No one is better at convincing American home cooks to expand their collective pantry than Naz Deravian, the author behind the blog-turned-cookbook Bottom of the Pot. The flowery language and Garden & Gun-esque photography might be a bit over the top, but if this book doesn’t convince you to immediately run out and buy pomegranate molasses, orange blossom water, barberries, dried rose petals, and musir, you might as well hang up your apron and call it a day.
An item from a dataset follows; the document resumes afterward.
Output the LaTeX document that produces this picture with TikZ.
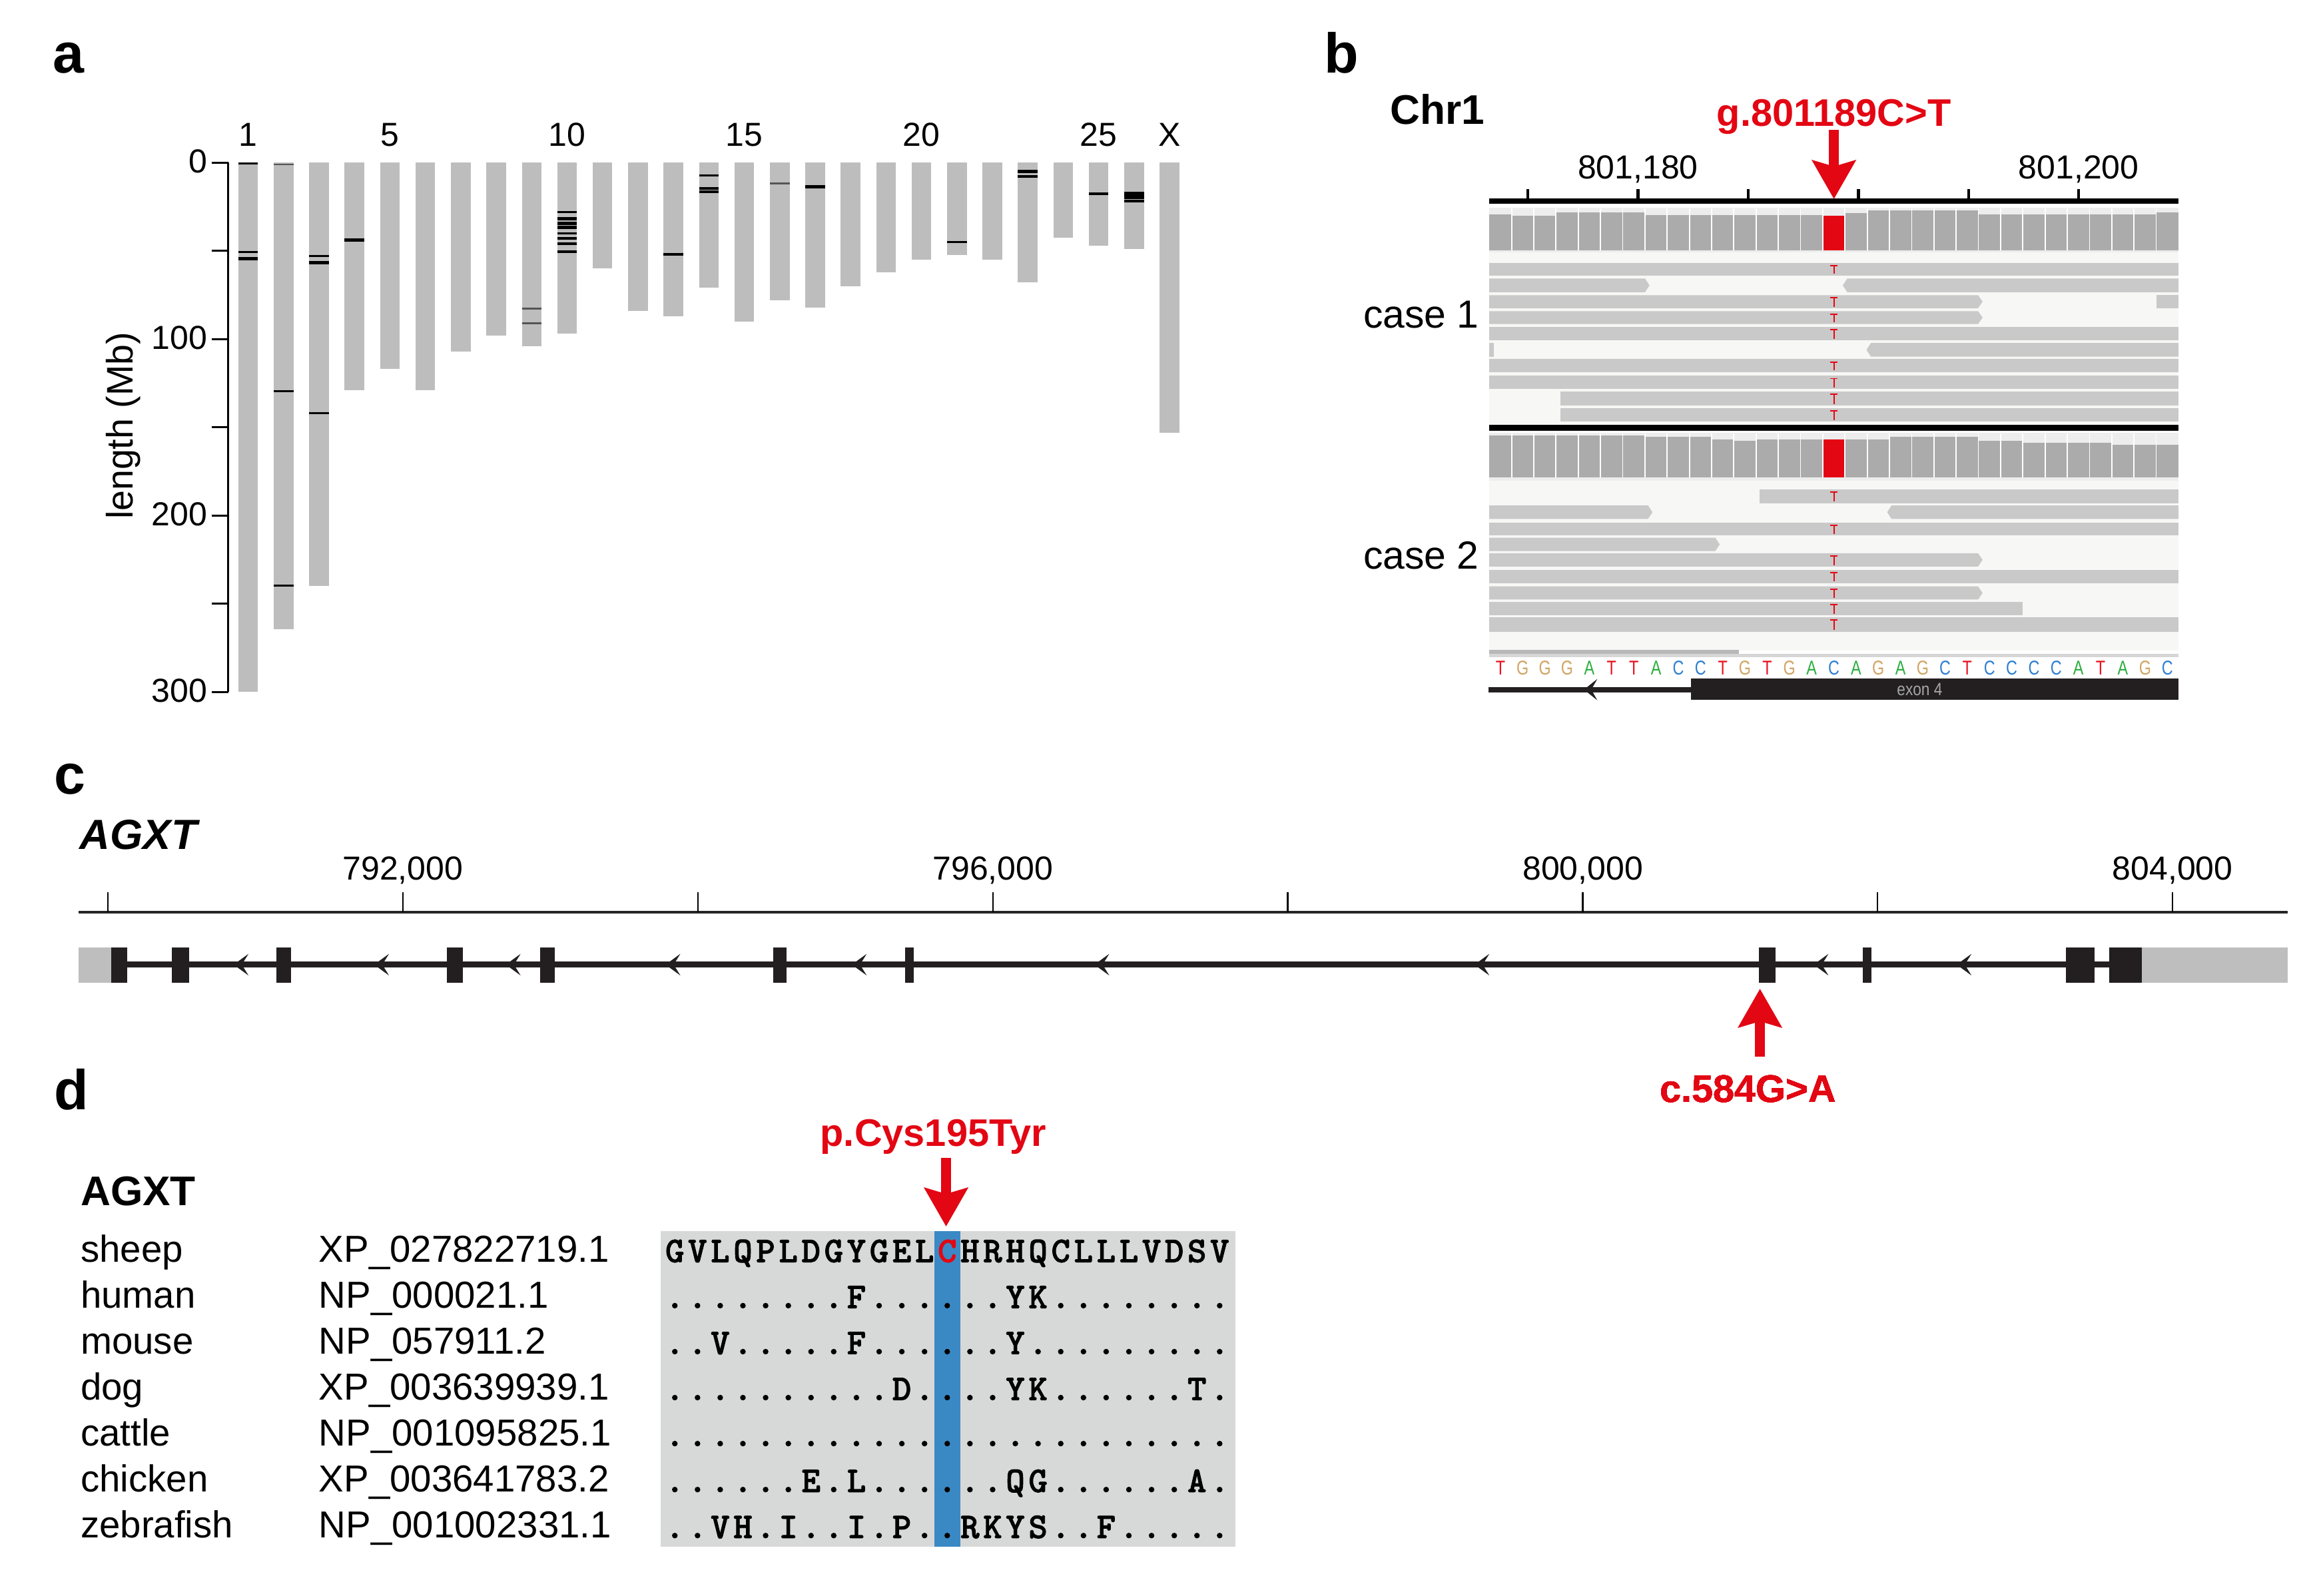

A lot of cookbook authors can write at length about using food to bring people together. But in reading Julia Turshen’s Now & Again, you’ll find that she actually understands what it means to be the person who loves to entertain: It comes from a place of immense gratitude not just for the people in your life, but for people in general. If you believe in that and want to start entertaining more, Now & Again is a great place to start: Turshen does a lot of hand-holding along the way, providing full dinner party menus that can be whipped up with a few days’ notice as well as instructions on how to turn the leftovers into an entirely new meal for the next day. The arrangement of recipes can feel a bit haphazard at times and the book’s concept is a little bit wonky, but as Turshen points out, “there are no rules here,” just a lot of great excuses to get people over to your house.
A year without a new Ina Garten cookbook is like a birthday without cake: it shouldn’t even count. Luckily, we didn’t have to wait too long for the follow up to the 2016’s Cooking For Jeffrey. Cook Like a Pro is Garten’s way of bringing the technique of restaurants into her readers’ homes without veering too far into left field, and she, of course, does a beautiful job of it, very carefully explaining to your great-aunt in Minnesota and your friend who’s just learning how to cook why it’s important to use a healthy amount of salt, why sharp knives are essential, and other concepts as basic as reading a liquid measuring cup from the side and not from above. These techniques might be fairly obvious to the seasoned home cook, but everybody has to start somewhere, so why not with Cook Like a Pro and its recipes for bay scallop ceviche, short rib hash, and the excellent farro salad from Charlie Bird. Is Garten starting a home cooking revolution? Hardly. But she’s still finding new ways to package her particular brand of not-so-aspirational cooking after 11 sensational cookbooks and countless hours on our televisions.